Throughout the 20th century, the United States government drew heavy handed racial lines. We still can see the remnants today. Even a few generations removed from Jim Crow America, the geographic lines that kept blacks and whites divided into separate neighborhoods still persist. In Kansas City, this translated to keeping blacks east of Troost Avenue and south of the Plaza/Brookside districts. New Deal policies notoriously allowed for strict guidelines as to where subsidized home loans could be issued and to whom they could be issued. “Redlining” as it came to be known, was the practice of denying housing services (either directly or by fixing prices) to people of color in order to control the racial makeup of a particular area. This was a notorious practice and widely done in the years during and following the Great Depression, beginning with the National Housing Act of 1934.

 

 "Sign with American flag 'We want white tenants in our white community,' directly opposite the Sojourner Truth homes, a new U.S. federal housing project in Detroit, Michigan. A riot was caused by white neighbors' attempts to prevent Negro tenants from moving in."
“‘We want white tenants in our white community.’ A sign that stood directly opposite the Sojourner Truth homes, a new U.S. federal housing project in Detroit, Michigan. A riot was caused by white neighbors’ attempts to prevent Negro tenants from moving in.”

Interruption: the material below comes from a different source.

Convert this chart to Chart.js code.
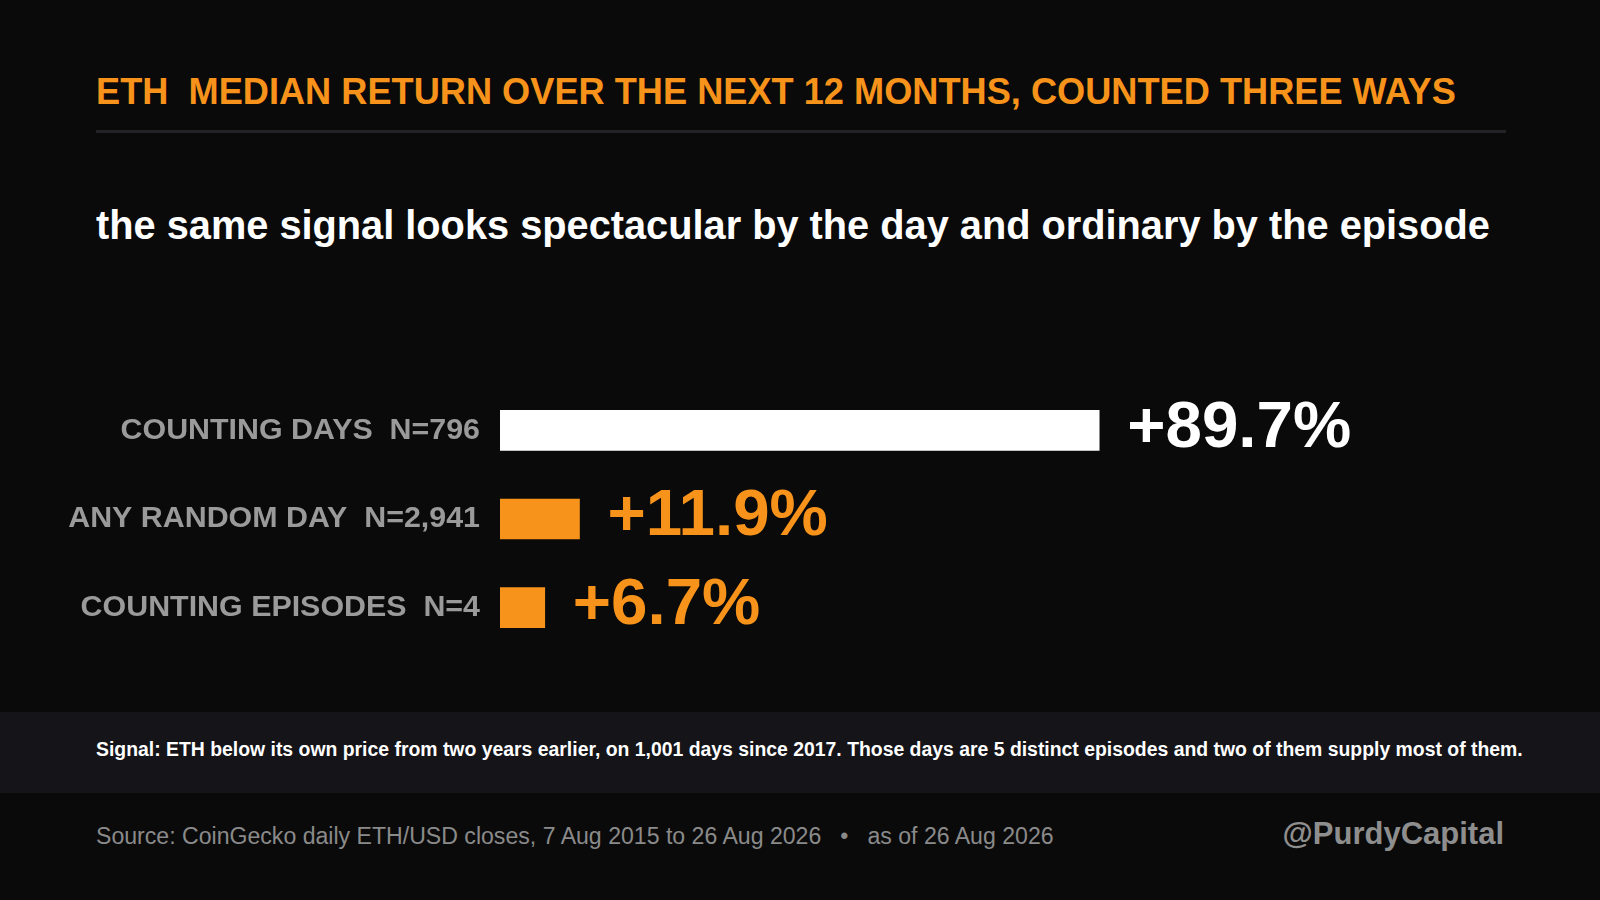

While housing segregation certainly existed before 1934, making it allowable through federal policy did much to exacerbate the decay of many cities’ urban cores. Black neighborhoods were often officially seen as too precarious to invest in and, as a result, many blacks were denied equal access to this new wave of home ownership. At the time it was perfectly permissible for underwriters to deny funds on the basis of race. As a result, from the Depression up through the Baby Boom, countless black families were denied what was, at the time, the single most important factor when it came to entry into the middle class. Predating even the many racist tendencies of New Deal policies, the city’s most celebrated turn-of-the-century land developer, J.C. Nichols, became well-known for his efforts to legally thwart minority entry into any of his neighborhood developments, most notably barring blacks and Jews from moving into homes in his Country Club District. These practices remained legally binding until the mid-1940s, but had lasting effects for generations.

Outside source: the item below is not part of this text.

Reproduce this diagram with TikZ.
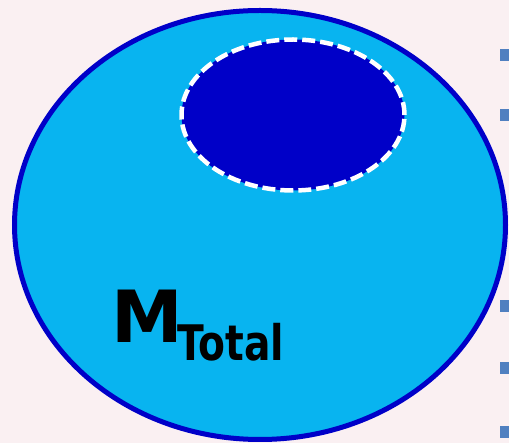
\documentclass[tikz,border=0pt]{standalone}
\usepackage{fontspec}
\setmainfont{DejaVu Sans}
\usetikzlibrary{shapes.geometric}
\definecolor{bg}{HTML}{FAF0F2}
\definecolor{cellblue}{HTML}{08B4F0}
\definecolor{rimblue}{HTML}{0000C8}
\definecolor{coreblue}{HTML}{0000C8}
\definecolor{bulletblue}{HTML}{5080C0}
\tikzset{
  bulletsq/.style={rectangle, fill=bulletblue, minimum size=12pt, inner sep=0pt},
  labeltext/.style={anchor=base west, inner sep=0pt, text=black}
}
\begin{document}
\begin{tikzpicture}[x=1pt,y=-1pt]
\fill[bg] (0,0) rectangle (509,443);
\useasboundingbox (0,0) rectangle (509,443);
\node[ellipse, draw=rimblue, fill=cellblue, line width=5pt, minimum width=491pt, minimum height=429pt, inner sep=0pt] (outer) at (260,225) {};
\node[ellipse, draw=white, fill=coreblue, line width=4.5pt, dash pattern=on 13pt off 5pt, minimum width=223pt, minimum height=151pt, inner sep=0pt] (inner) at (293,115) {};
\node[labeltext, font=\bfseries\fontsize{72}{72}\selectfont] (m) at (111,343) {M};
\node[labeltext, font=\bfseries\fontsize{49}{49}\selectfont] (total) at (177,361) {\scalebox{0.8}[1]{Total}};
\node[bulletsq] (b1) at (506,55) {};
\node[bulletsq] (b2) at (506,115) {};
\node[bulletsq] (b3) at (506,306) {};
\node[bulletsq] (b4) at (506,368) {};
\node[bulletsq] (b5) at (506,432) {};
\end{tikzpicture}
\end{document}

AAEAAQAAAAAAAAZtAAAAJDcxZGU5MzE4LTU2MmUtNDQwOC05NjM2LTFkZDYxOWQxZWFlZA

This type of behavior was a common practice in urban areas all throughout the country. So why in particular does Kansas City still battle today with such staunch geographic segregation? As with many other cities, 1960s Kansas City was fraught with rampant urban decay. Inner city neighborhoods were all but completely forgotten and many formerly bustling streets and districts were socially dismantled. At about this same time, Kansas City also began to annex unincorporated areas of its metropolitan area left-and-right. By the early 1960s, in fact, it got to a point where, geographically, Kansas City became among the largest cities in the country—all while the city’s interior was suffering from a sizable population decrease.

 

One of the more unanticipated consequences of this massive geographic expansion was the re-segregation of the city proper. While many strides where made during the Civil Rights Era to integrate Kansas City’s neighborhoods, much of this progress would be undone. During these years of rapid annexation and suburban expansion, old buildings—mostly residential and largely historic—were destroyed to make way for office space and parking lots. The urban core became a place to travel to for business (if ever) and white flight continued at an unparalleled rate through the 1960s and beyond. Residents who could afford to do so moved to one of the city’s seemingly ever-expanding and rurally suburban destinations, which reached far outside of anything one might think of as being part of a metropolitan area. Most cities around the country experienced the ill effects of suburban migration. However, it seems that Kansas City’s extraordinary sprawling expanse during the mid-20th century, at least in part, made the housing troubles of the inner core all that more easy to forget and leave behind.

 

Today, the divisive housing practices of the past can still easily be seen with a drive down any border of one of yesteryear’s “redlined” neighborhoods. In the Hyde Park neighborhood, for example, the social divides are still very real. Hyde Park runs north-south from Linwood to 47th street and east-west from Gillham to Troost. Through the early 20th century, Hyde Park was a district filled with the large homes of affluent businessmen who worked downtown. Many of these homes still stand, are in good shape and are worth a good amount of money. The lawns are mowed and the crime rates are low. However, one only has to travel a single block away for the reality of the city’s divisive past to become clear. Across the street from the neighborhood’s eastern border runs Troost Avenue, the longest redline border the city had in all of the 20th century. Directly across the street from the lushness of the Hyde Park neighborhood stands blocks with no lawns, dilapidated shops and homes with boarded up or smashed in windows, and cheap strip malls often containing nothing but tobacco and payday loan stores. This is a black neighborhood. And in 2016—directly across the street from what affluence looked like a full century ago—the racial divides are anything but a thing of the past.